'''

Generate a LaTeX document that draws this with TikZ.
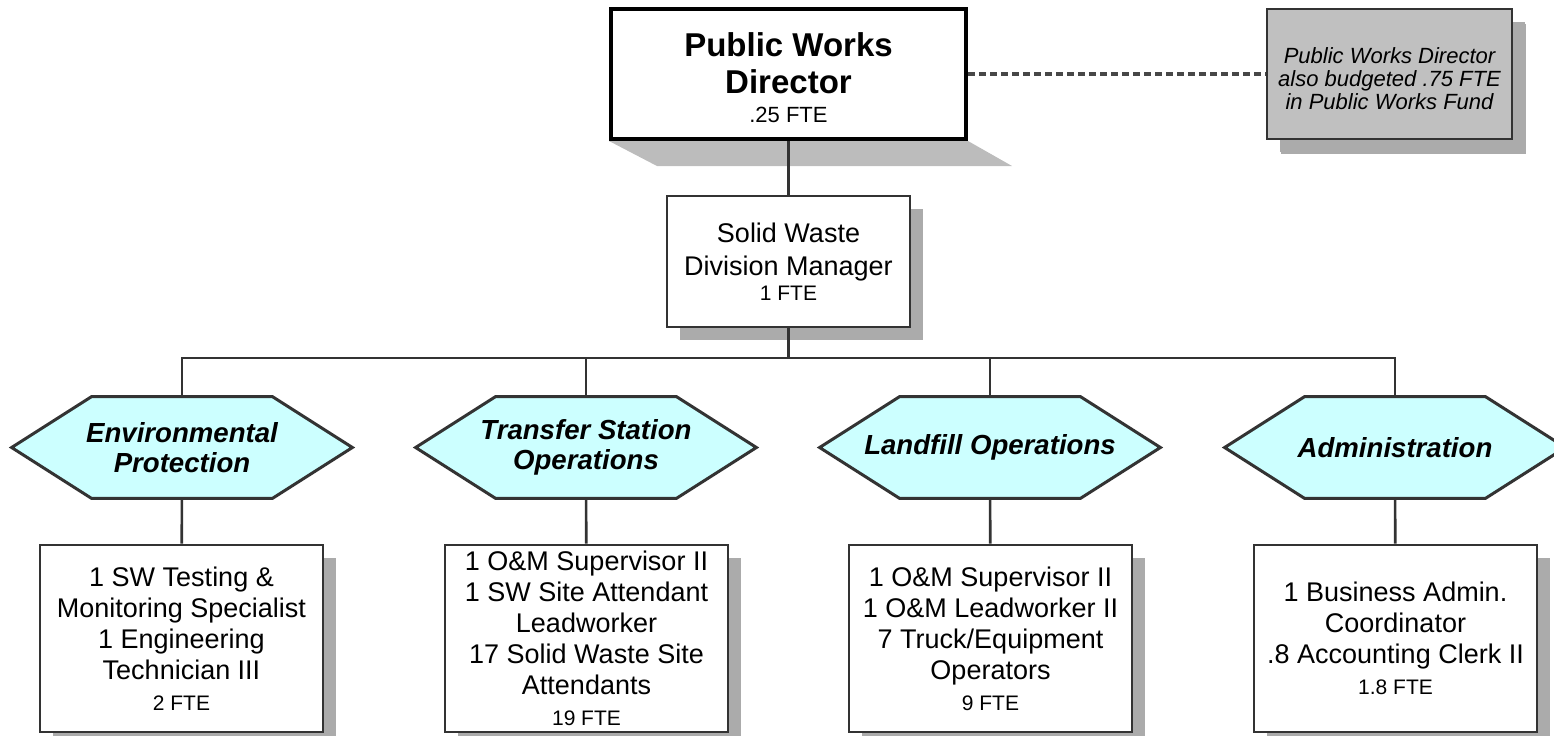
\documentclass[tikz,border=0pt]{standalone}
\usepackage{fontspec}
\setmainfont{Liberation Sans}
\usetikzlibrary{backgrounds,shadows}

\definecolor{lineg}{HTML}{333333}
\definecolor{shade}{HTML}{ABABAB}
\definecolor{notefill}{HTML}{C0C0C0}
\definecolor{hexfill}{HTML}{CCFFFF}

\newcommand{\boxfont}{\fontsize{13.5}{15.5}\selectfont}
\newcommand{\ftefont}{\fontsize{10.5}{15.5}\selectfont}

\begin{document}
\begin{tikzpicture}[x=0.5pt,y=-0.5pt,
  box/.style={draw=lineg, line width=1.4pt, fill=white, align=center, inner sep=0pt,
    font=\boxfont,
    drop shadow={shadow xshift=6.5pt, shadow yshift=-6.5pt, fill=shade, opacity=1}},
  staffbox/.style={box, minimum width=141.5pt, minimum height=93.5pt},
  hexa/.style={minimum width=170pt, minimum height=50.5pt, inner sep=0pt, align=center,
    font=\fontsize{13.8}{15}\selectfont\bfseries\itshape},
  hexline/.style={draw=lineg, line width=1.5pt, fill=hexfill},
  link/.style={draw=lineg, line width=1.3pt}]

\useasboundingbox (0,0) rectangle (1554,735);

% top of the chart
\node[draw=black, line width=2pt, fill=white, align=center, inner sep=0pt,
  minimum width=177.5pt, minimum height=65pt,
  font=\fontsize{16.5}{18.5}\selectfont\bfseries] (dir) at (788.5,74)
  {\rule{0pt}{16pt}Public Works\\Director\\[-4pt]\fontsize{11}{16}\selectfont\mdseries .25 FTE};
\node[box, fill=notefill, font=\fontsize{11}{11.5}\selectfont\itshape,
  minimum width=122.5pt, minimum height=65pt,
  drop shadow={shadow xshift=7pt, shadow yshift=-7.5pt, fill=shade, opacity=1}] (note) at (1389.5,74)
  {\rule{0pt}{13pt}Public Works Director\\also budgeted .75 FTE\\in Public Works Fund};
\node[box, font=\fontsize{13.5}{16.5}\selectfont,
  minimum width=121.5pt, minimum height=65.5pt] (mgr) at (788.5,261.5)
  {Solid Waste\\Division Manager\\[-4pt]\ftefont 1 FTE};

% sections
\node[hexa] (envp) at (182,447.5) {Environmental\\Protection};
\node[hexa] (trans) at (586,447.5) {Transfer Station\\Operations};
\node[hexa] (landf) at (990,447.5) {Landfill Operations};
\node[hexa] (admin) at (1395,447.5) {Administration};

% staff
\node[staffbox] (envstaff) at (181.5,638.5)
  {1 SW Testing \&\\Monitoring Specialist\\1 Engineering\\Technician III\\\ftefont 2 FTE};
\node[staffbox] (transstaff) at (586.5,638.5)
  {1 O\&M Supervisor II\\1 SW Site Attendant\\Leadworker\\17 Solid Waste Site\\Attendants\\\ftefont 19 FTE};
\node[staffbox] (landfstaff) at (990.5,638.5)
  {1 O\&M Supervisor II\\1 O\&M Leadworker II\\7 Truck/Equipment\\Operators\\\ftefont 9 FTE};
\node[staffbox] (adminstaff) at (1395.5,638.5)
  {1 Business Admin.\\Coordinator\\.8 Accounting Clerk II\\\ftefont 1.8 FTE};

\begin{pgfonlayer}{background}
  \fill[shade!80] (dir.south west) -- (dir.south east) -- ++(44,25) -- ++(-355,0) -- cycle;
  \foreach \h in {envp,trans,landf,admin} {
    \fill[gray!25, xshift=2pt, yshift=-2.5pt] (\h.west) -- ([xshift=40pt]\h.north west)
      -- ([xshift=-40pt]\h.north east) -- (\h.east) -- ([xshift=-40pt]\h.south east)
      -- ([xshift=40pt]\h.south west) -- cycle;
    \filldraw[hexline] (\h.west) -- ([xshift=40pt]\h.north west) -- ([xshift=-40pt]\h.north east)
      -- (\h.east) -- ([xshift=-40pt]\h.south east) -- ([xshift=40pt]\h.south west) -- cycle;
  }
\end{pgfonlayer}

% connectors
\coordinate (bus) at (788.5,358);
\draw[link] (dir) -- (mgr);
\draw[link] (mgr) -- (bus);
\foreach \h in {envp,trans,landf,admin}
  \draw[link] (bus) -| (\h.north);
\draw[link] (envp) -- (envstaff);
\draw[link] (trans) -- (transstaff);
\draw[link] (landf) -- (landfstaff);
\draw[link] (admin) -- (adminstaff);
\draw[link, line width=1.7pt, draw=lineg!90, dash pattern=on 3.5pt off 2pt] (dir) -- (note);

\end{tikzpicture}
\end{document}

'''

**Work to complete:** Print each line of the material above exactly, with the pictures removed from your copy.

**Answer for this exercise:**
Generate a LaTeX document that draws this with TikZ.
\documentclass[tikz,border=0pt]{standalone}
\usepackage{fontspec}
\setmainfont{Liberation Sans}
\usetikzlibrary{backgrounds,shadows}

\definecolor{lineg}{HTML}{333333}
\definecolor{shade}{HTML}{ABABAB}
\definecolor{notefill}{HTML}{C0C0C0}
\definecolor{hexfill}{HTML}{CCFFFF}

\newcommand{\boxfont}{\fontsize{13.5}{15.5}\selectfont}
\newcommand{\ftefont}{\fontsize{10.5}{15.5}\selectfont}

\begin{document}
\begin{tikzpicture}[x=0.5pt,y=-0.5pt,
  box/.style={draw=lineg, line width=1.4pt, fill=white, align=center, inner sep=0pt,
    font=\boxfont,
    drop shadow={shadow xshift=6.5pt, shadow yshift=-6.5pt, fill=shade, opacity=1}},
  staffbox/.style={box, minimum width=141.5pt, minimum height=93.5pt},
  hexa/.style={minimum width=170pt, minimum height=50.5pt, inner sep=0pt, align=center,
    font=\fontsize{13.8}{15}\selectfont\bfseries\itshape},
  hexline/.style={draw=lineg, line width=1.5pt, fill=hexfill},
  link/.style={draw=lineg, line width=1.3pt}]

\useasboundingbox (0,0) rectangle (1554,735);

% top of the chart
\node[draw=black, line width=2pt, fill=white, align=center, inner sep=0pt,
  minimum width=177.5pt, minimum height=65pt,
  font=\fontsize{16.5}{18.5}\selectfont\bfseries] (dir) at (788.5,74)
  {\rule{0pt}{16pt}Public Works\\Director\\[-4pt]\fontsize{11}{16}\selectfont\mdseries .25 FTE};
\node[box, fill=notefill, font=\fontsize{11}{11.5}\selectfont\itshape,
  minimum width=122.5pt, minimum height=65pt,
  drop shadow={shadow xshift=7pt, shadow yshift=-7.5pt, fill=shade, opacity=1}] (note) at (1389.5,74)
  {\rule{0pt}{13pt}Public Works Director\\also budgeted .75 FTE\\in Public Works Fund};
\node[box, font=\fontsize{13.5}{16.5}\selectfont,
  minimum width=121.5pt, minimum height=65.5pt] (mgr) at (788.5,261.5)
  {Solid Waste\\Division Manager\\[-4pt]\ftefont 1 FTE};

% sections
\node[hexa] (envp) at (182,447.5) {Environmental\\Protection};
\node[hexa] (trans) at (586,447.5) {Transfer Station\\Operations};
\node[hexa] (landf) at (990,447.5) {Landfill Operations};
\node[hexa] (admin) at (1395,447.5) {Administration};

% staff
\node[staffbox] (envstaff) at (181.5,638.5)
  {1 SW Testing \&\\Monitoring Specialist\\1 Engineering\\Technician III\\\ftefont 2 FTE};
\node[staffbox] (transstaff) at (586.5,638.5)
  {1 O\&M Supervisor II\\1 SW Site Attendant\\Leadworker\\17 Solid Waste Site\\Attendants\\\ftefont 19 FTE};
\node[staffbox] (landfstaff) at (990.5,638.5)
  {1 O\&M Supervisor II\\1 O\&M Leadworker II\\7 Truck/Equipment\\Operators\\\ftefont 9 FTE};
\node[staffbox] (adminstaff) at (1395.5,638.5)
  {1 Business Admin.\\Coordinator\\.8 Accounting Clerk II\\\ftefont 1.8 FTE};

\begin{pgfonlayer}{background}
  \fill[shade!80] (dir.south west) -- (dir.south east) -- ++(44,25) -- ++(-355,0) -- cycle;
  \foreach \h in {envp,trans,landf,admin} {
    \fill[gray!25, xshift=2pt, yshift=-2.5pt] (\h.west) -- ([xshift=40pt]\h.north west)
      -- ([xshift=-40pt]\h.north east) -- (\h.east) -- ([xshift=-40pt]\h.south east)
      -- ([xshift=40pt]\h.south west) -- cycle;
    \filldraw[hexline] (\h.west) -- ([xshift=40pt]\h.north west) -- ([xshift=-40pt]\h.north east)
      -- (\h.east) -- ([xshift=-40pt]\h.south east) -- ([xshift=40pt]\h.south west) -- cycle;
  }
\end{pgfonlayer}

% connectors
\coordinate (bus) at (788.5,358);
\draw[link] (dir) -- (mgr);
\draw[link] (mgr) -- (bus);
\foreach \h in {envp,trans,landf,admin}
  \draw[link] (bus) -| (\h.north);
\draw[link] (envp) -- (envstaff);
\draw[link] (trans) -- (transstaff);
\draw[link] (landf) -- (landfstaff);
\draw[link] (admin) -- (adminstaff);
\draw[link, line width=1.7pt, draw=lineg!90, dash pattern=on 3.5pt off 2pt] (dir) -- (note);

\end{tikzpicture}
\end{document}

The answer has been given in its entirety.